Monday, March 7, 2011

Your little heart will turn black

Something happened in the kids' bedroom.  Something small.  Completely insignificant, really.  What bothered me is that when I asked who did it, all I got was "not me" in stereo.

I've been running into this problem more often lately.  Everyone denies everything and there is no one to take the blame, receive punishment, have a talk with, and learn not to repeat the offense.  But in the middle of the morning rush, with breakfast to make, school lunches to pack, diapers to change, baby to feed, dishes to wash...I may have shelved the problem with a "harumph" a couple of times and forgotten to address it later.

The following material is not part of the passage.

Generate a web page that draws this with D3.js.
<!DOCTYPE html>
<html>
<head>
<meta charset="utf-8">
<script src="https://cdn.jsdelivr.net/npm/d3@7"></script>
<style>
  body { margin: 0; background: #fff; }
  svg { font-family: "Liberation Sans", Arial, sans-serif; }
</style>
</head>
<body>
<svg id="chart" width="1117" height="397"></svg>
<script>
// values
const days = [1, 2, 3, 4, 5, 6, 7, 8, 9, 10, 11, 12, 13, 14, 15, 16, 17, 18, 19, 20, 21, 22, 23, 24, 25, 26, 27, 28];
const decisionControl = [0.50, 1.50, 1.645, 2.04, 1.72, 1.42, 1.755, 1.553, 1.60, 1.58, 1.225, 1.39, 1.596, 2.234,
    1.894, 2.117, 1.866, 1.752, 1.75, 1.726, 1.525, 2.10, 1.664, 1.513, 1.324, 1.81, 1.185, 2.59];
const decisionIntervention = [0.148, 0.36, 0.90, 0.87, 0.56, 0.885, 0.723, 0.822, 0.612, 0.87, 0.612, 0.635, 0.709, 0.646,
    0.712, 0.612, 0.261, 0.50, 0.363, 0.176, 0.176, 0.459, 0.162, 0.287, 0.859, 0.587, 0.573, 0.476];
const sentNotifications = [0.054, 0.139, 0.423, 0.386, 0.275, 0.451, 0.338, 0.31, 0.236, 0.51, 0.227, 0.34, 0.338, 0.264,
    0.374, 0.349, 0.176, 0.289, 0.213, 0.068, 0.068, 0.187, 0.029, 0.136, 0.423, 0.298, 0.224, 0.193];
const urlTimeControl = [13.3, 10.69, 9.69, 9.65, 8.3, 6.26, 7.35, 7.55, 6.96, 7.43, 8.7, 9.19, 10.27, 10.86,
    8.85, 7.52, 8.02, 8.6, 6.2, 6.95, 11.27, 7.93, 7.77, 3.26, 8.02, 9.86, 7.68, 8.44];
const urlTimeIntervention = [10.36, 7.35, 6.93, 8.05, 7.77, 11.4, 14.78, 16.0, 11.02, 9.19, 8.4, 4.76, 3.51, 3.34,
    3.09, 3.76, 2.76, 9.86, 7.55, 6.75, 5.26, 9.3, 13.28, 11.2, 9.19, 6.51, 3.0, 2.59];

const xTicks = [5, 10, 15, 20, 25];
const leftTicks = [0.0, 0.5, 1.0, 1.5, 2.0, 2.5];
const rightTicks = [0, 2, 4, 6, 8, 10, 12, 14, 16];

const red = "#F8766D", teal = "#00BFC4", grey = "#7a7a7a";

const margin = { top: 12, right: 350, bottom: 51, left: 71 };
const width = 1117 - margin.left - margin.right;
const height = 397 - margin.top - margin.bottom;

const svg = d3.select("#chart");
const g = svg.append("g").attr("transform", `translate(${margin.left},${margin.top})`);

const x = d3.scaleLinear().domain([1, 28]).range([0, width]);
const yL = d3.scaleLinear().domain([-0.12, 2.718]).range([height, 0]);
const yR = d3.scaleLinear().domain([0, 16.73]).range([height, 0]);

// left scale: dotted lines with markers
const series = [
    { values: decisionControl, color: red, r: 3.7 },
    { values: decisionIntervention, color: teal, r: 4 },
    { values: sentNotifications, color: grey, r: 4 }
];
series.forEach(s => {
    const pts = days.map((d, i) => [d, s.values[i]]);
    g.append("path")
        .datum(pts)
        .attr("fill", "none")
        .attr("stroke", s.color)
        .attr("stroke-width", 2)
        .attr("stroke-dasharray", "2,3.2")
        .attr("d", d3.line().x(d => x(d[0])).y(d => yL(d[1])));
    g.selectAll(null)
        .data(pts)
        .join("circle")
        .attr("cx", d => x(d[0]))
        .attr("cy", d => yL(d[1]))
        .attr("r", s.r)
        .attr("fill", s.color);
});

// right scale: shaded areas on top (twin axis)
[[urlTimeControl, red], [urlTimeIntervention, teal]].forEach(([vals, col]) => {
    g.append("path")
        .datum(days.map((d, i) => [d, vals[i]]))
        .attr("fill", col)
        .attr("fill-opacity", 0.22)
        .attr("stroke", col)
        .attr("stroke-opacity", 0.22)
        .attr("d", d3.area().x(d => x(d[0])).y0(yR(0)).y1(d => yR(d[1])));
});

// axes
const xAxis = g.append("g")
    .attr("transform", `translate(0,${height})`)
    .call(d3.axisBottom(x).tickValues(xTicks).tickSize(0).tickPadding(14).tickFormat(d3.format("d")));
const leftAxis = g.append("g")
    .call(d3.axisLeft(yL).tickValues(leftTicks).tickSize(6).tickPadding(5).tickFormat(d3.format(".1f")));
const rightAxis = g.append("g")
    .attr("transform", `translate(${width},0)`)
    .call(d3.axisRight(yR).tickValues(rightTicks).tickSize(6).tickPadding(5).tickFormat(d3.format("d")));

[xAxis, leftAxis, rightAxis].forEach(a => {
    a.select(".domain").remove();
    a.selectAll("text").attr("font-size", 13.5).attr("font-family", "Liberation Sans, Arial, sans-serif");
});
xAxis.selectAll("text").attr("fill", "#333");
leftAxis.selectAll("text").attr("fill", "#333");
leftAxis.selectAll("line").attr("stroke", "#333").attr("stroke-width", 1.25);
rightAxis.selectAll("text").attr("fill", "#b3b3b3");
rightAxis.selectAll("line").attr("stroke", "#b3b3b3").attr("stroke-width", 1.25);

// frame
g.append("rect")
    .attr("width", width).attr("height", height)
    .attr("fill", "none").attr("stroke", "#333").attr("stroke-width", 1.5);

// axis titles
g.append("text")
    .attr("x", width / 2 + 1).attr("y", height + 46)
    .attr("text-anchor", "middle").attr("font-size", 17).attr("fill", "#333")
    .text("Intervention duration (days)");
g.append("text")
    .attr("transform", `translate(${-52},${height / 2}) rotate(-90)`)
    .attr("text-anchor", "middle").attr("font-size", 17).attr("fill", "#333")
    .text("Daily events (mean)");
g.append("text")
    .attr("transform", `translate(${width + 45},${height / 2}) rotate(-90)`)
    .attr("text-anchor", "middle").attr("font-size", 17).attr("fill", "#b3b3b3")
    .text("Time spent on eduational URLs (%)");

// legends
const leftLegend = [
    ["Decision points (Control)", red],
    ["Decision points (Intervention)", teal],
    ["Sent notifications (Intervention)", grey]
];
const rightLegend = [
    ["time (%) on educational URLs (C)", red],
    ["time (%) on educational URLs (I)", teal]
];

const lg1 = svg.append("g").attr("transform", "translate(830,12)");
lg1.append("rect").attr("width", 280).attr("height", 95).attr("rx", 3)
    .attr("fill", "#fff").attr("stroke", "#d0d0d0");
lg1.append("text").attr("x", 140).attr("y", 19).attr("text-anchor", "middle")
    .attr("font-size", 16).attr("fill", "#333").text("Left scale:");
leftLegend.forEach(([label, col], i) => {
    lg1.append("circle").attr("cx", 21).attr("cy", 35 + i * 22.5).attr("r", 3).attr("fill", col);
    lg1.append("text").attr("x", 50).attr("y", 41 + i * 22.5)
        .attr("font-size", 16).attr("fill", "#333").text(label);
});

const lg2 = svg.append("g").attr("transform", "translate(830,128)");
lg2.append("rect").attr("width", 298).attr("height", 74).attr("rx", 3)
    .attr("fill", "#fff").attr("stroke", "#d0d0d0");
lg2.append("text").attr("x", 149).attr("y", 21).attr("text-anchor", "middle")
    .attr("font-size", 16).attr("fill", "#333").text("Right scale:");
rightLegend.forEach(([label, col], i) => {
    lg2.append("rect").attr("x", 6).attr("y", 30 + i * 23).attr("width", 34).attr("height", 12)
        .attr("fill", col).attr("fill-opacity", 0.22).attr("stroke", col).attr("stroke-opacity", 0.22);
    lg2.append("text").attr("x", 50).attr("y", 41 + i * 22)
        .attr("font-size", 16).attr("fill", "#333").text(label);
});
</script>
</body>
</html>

This time, I decided, the case would be solved.  I had no idea what I was getting myself into.

The trouble with rules and restrictions is that you have to enforce them.  That's probably the number one reason why little terrors exists; the parents just didn't find the time and energy to enforce their boundaries.

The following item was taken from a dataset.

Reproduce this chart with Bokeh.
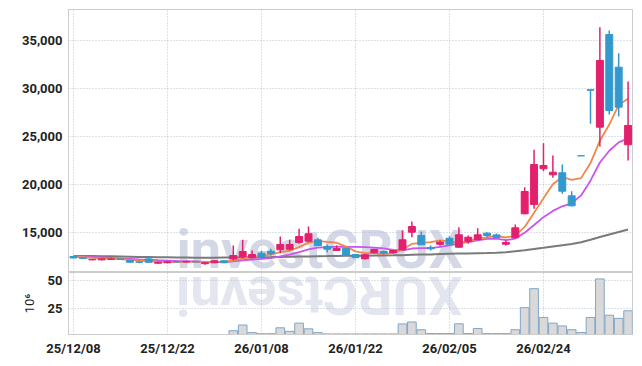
import math
from bokeh.plotting import figure
from bokeh.layouts import column
from bokeh.models import Range1d, FixedTicker, NumeralTickFormatter, ColumnDataSource
from bokeh.embed import file_html
from bokeh.resources import INLINE
from bokeh.core.properties import value

# ---------------- data ----------------
dates = [
    "25/12/08", "25/12/09", "25/12/10", "25/12/11", "25/12/12",
    "25/12/15", "25/12/16", "25/12/17", "25/12/18", "25/12/19",
    "25/12/22", "25/12/23", "25/12/24", "25/12/26", "25/12/29",
    "25/12/30", "26/01/02", "26/01/05", "26/01/06", "26/01/07",
    "26/01/08", "26/01/09", "26/01/12", "26/01/13", "26/01/14",
    "26/01/15", "26/01/16", "26/01/19", "26/01/20", "26/01/21",
    "26/01/22", "26/01/23", "26/01/26", "26/01/27", "26/01/28",
    "26/01/29", "26/01/30", "26/02/02", "26/02/03", "26/02/04",
    "26/02/05", "26/02/06", "26/02/09", "26/02/10", "26/02/11",
    "26/02/12", "26/02/13", "26/02/19", "26/02/20", "26/02/23",
    "26/02/24", "26/02/25", "26/02/26", "26/02/27", "26/03/03",
    "26/03/04", "26/03/05", "26/03/06", "26/03/09", "26/03/10",
]

opens = [12500, 12350, 12150, 12150, 12200, 12250, 12100, 11950, 12250, 11800,
         11850, 11980, 11930, 11990, 11750, 11850, 12050, 12250, 12500, 12370,
         12850, 13050, 13200, 13260, 13960, 14100, 14240, 13540, 13130, 13360,
         12700, 12260, 12890, 13020, 12890, 13200, 15030, 14690, 13440, 13780,
         14400, 13470, 14060, 14270, 14930, 14750, 13780, 14450, 16950, 17920,
         21640, 21010, 21220, 18820, 22990, 29870, 25970, 35620, 32220, 24140]
highs = [12550, 12400, 12250, 12300, 12300, 12300, 12150, 12000, 12530, 11950,
         12000, 12030, 12030, 12040, 11900, 12100, 12100, 13650, 14240, 13120,
         13100, 13300, 14580, 14240, 15380, 15620, 14450, 13750, 13650, 13400,
         12750, 12750, 13300, 13120, 13200, 15200, 16150, 15100, 13650, 14170,
         14620, 15550, 14690, 15450, 15030, 14900, 14170, 15830, 19720, 23615,
         24300, 23020, 22080, 19300, 22990, 29870, 36390, 36040, 33680, 30730]
lows = [12300, 12250, 12100, 12100, 12150, 12150, 11850, 11800, 11880, 11750,
        11800, 11880, 11880, 11890, 11650, 11800, 11800, 12080, 12290, 12300,
        12260, 12600, 12850, 13125, 13820, 13990, 13600, 12950, 13100, 12580,
        12350, 12200, 12850, 12680, 12850, 13150, 14510, 13700, 13120, 13650,
        13750, 13400, 13820, 14200, 14510, 14400, 13650, 14400, 16900, 17470,
        21385, 20700, 19030, 17700, 22990, 26320, 23960, 27290, 27080, 22500]
closes = [12350, 12300, 12200, 12250, 12250, 12200, 11900, 11900, 11900, 11900,
          11950, 11930, 11980, 11940, 11850, 12050, 11850, 12600, 13020, 12700,
          12500, 12800, 13750, 13750, 14580, 14860, 13620, 13260, 13330, 12600,
          12380, 12680, 13230, 12850, 13120, 14240, 15620, 13720, 13300, 13990,
          13780, 14760, 14510, 14760, 14690, 14480, 13960, 15490, 19270, 22080,
          21980, 21280, 19300, 17780, 22990, 29820, 32920, 27710, 28050, 26150]

# volume, millions of shares
volumes = [1.0, 1.0, 1.0, 1.0, 1.0, 1.0, 1.0, 1.0, 1.0, 1.0,
           1.0, 1.0, 1.0, 1.0, 1.0, 1.0, 1.0, 4.9, 10.0, 3.2,
           2.2, 2.2, 7.5, 4.3, 11.7, 6.6, 3.2, 2.0, 2.0, 2.0,
           2.0, 2.0, 2.0, 2.0, 2.0, 11.0, 12.7, 5.8, 2.4, 2.4,
           2.4, 11.1, 2.4, 6.9, 2.3, 2.3, 2.3, 5.8, 25.6, 42.6,
           16.8, 11.7, 9.2, 5.8, 3.3, 16.8, 51.3, 18.8, 16.0, 22.8]

ma5 = [12480, 12420, 12360, 12310, 12270, 12240, 12160, 12100, 12030, 11960,
       11910, 11916, 11932, 11940, 11930, 11950, 11934, 12058, 12274, 12444,
       12534, 12724, 12954, 13100, 13476, 13948, 14112, 14014, 13930, 13534,
       13038, 12850, 12844, 12748, 12852, 13224, 13812, 13910, 14000, 14174,
       14082, 13910, 14068, 14360, 14500, 14640, 14480, 14676, 15578, 17056,
       18556, 20020, 20782, 20484, 20666, 22234, 24562, 26244, 28298, 28930]
ma10 = [12520, 12480, 12440, 12400, 12350, 12300, 12250, 12200, 12160, 12115,
        12075, 12038, 12016, 11985, 11945, 11930, 11925, 11995, 12107, 12187,
        12242, 12329, 12506, 12687, 12960, 13241, 13418, 13484, 13515, 13505,
        13493, 13481, 13429, 13339, 13193, 13131, 13331, 13377, 13374, 13513,
        13653, 13861, 13989, 14180, 14337, 14361, 14195, 14372, 14969, 15778,
        16598, 17250, 17729, 18031, 18861, 20395, 22291, 23513, 24391, 24798]
ma_long = [12560, 12550, 12540, 12530, 12520, 12500, 12480, 12460, 12440, 12420,
           12410, 12400, 12390, 12380, 12370, 12380, 12390, 12400, 12410, 12420,
           12430, 12440, 12460, 12480, 12500, 12510, 12530, 12540, 12560, 12570,
           12580, 12590, 12600, 12610, 12620, 12640, 12680, 12700, 12720, 12750,
           12780, 12800, 12820, 12840, 12860, 12900, 12950, 13050, 13150, 13280,
           13400, 13550, 13680, 13800, 13990, 14250, 14530, 14800, 15050, 15320]

price_ticks = [15000, 20000, 25000, 30000, 35000]
volume_ticks = [25, 50]
date_tick_idx = [0, 10, 20, 30, 40, 50]
watermark = "investCRUX"

# ---------------- styling ----------------
UP = "#e2206c"
DOWN = "#3399cc"
GRID = "#b9c0d0"
BORDER = "#cccccc"
LABEL = "#222222"
WM = "#d4d8e6"
FONT = "Roboto"

idx = list(range(len(dates)))
colors = [UP if c > o else DOWN for o, c in zip(opens, closes)]
src = ColumnDataSource(dict(
    x=idx, o=opens, h=highs, l=lows, c=closes,
    top=[max(o, c) for o, c in zip(opens, closes)],
    bot=[min(o, c) for o, c in zip(opens, closes)],
    col=colors, vol=volumes, ma5=ma5, ma10=ma10, mal=ma_long,
))

x_range = Range1d(-0.53, 59.47)


def style(p):
    p.background_fill_color = "white"
    p.border_fill_color = "white"
    p.outline_line_color = BORDER
    p.grid.grid_line_color = GRID
    p.grid.grid_line_dash = "1 2"
    p.grid.grid_line_width = 1
    for ax in p.axis:
        ax.axis_line_color = BORDER
        ax.major_tick_line_color = None
        ax.minor_tick_line_color = None
        ax.major_tick_out = 0
        ax.major_tick_in = 0
        ax.major_label_text_font = FONT
        ax.major_label_text_font_style = "bold"
        ax.major_label_text_font_size = "13px"
        ax.major_label_text_color = LABEL


# ---- price panel ----
p1 = figure(width=634, height=272, x_range=x_range, y_range=Range1d(10833, 38229),
            x_axis_location=None, output_backend="svg", toolbar_location=None,
            min_border_left=68, min_border_right=2, min_border_top=9, min_border_bottom=0)
style(p1)
p1.yaxis.ticker = FixedTicker(ticks=price_ticks)
p1.yaxis.formatter = NumeralTickFormatter(format="0,0")
p1.yaxis.major_label_standoff = 6
p1.xgrid.ticker = FixedTicker(ticks=date_tick_idx)

wm1 = p1.text(x=[10.96], y=[9900], text=[watermark], text_font=value(FONT),
              text_font_style="bold", text_font_size="54px", text_color=WM,
              text_align="left", text_baseline="bottom")
wm1.level = "image"

p1.line("x", "mal", source=src, line_color="#7a7a7a", line_width=2)
p1.line("x", "ma10", source=src, line_color="#c955ee", line_width=1.8)
p1.line("x", "ma5", source=src, line_color="#f0884c", line_width=1.8)
p1.segment(x0="x", y0="h", x1="x", y1="l", source=src, line_color="col", line_width=1.5)
p1.vbar(x="x", top="top", bottom="bot", width=0.74, source=src,
        fill_color="col", line_color="col", line_width=1)

# ---- volume panel ----
p2 = figure(width=634, height=86, x_range=x_range, y_range=Range1d(1.5, 57.1),
            output_backend="svg", toolbar_location=None,
            min_border_left=68, min_border_right=2, min_border_top=0, min_border_bottom=21)
style(p2)
p2.yaxis.ticker = FixedTicker(ticks=volume_ticks)
p2.yaxis.major_label_standoff = 6
p2.yaxis.axis_label = "10\u2076"
p2.yaxis.axis_label_text_font = FONT
p2.yaxis.axis_label_text_font_style = "normal"
p2.yaxis.axis_label_text_font_size = "13px"
p2.yaxis.axis_label_text_color = LABEL
p2.yaxis.axis_label_standoff = 8
p2.xaxis.ticker = FixedTicker(ticks=date_tick_idx)
p2.xaxis.major_label_overrides = {i: dates[i] for i in date_tick_idx}
p2.xaxis.major_label_standoff = 6

wm2 = p2.text(x=[41.38], y=[64.7], text=[watermark[::-1]], text_font=value(FONT),
              text_font_style="bold", text_font_size="54px", text_color=WM,
              text_alpha=0.65, text_align="left", text_baseline="bottom",
              angle=math.pi)
wm2.level = "image"

p2.vbar(x="x", top="vol", bottom=0, width=0.92, source=src,
        fill_color="#d9d9d9", line_color="#7fa6c9", line_width=1)

layout = column(p1, p2, spacing=0)
open("out.html", "w").write(file_html(layout, INLINE))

I forbade movies, sweets--anything I could think of--until the guilty person stepped forward.  I use every plea and threat in the arsenal of a mother and yet they both continued to deny any part in it.  After three days, I felt crazy.  Should I just give up?  Will they think they can get away with lying to me?  Am I being obsessive?  Do they still love me?  Do they think I'm insane?

I couldn't give up.  Yes, I really am that stubborn.  But I was at the end of my rope, so I sat them down and promised a window of opportunity to come out of this without being punished for the lying.  "The most important thing," I told my blue-eyed munchkins, "is that you are honest with me and that I can trust you."

Silence.

I thought of my dear mother-in-law and her famous saying that seems to be responsible for making my husband the incredibly honest man that he is.  So I added, "You know...if you tell a lie, your little heart will turn black."

After pondering these words for a moment, tears started welling up in Puriel's eyes.  "Will it really?" he asked.  "That's what Abuelita always said," I answered carefully.  He confessed.  We hugged, reconciled, and had a wonderful evening playing together on the living room carpet and laughing over Dr. Seuss' silly stories.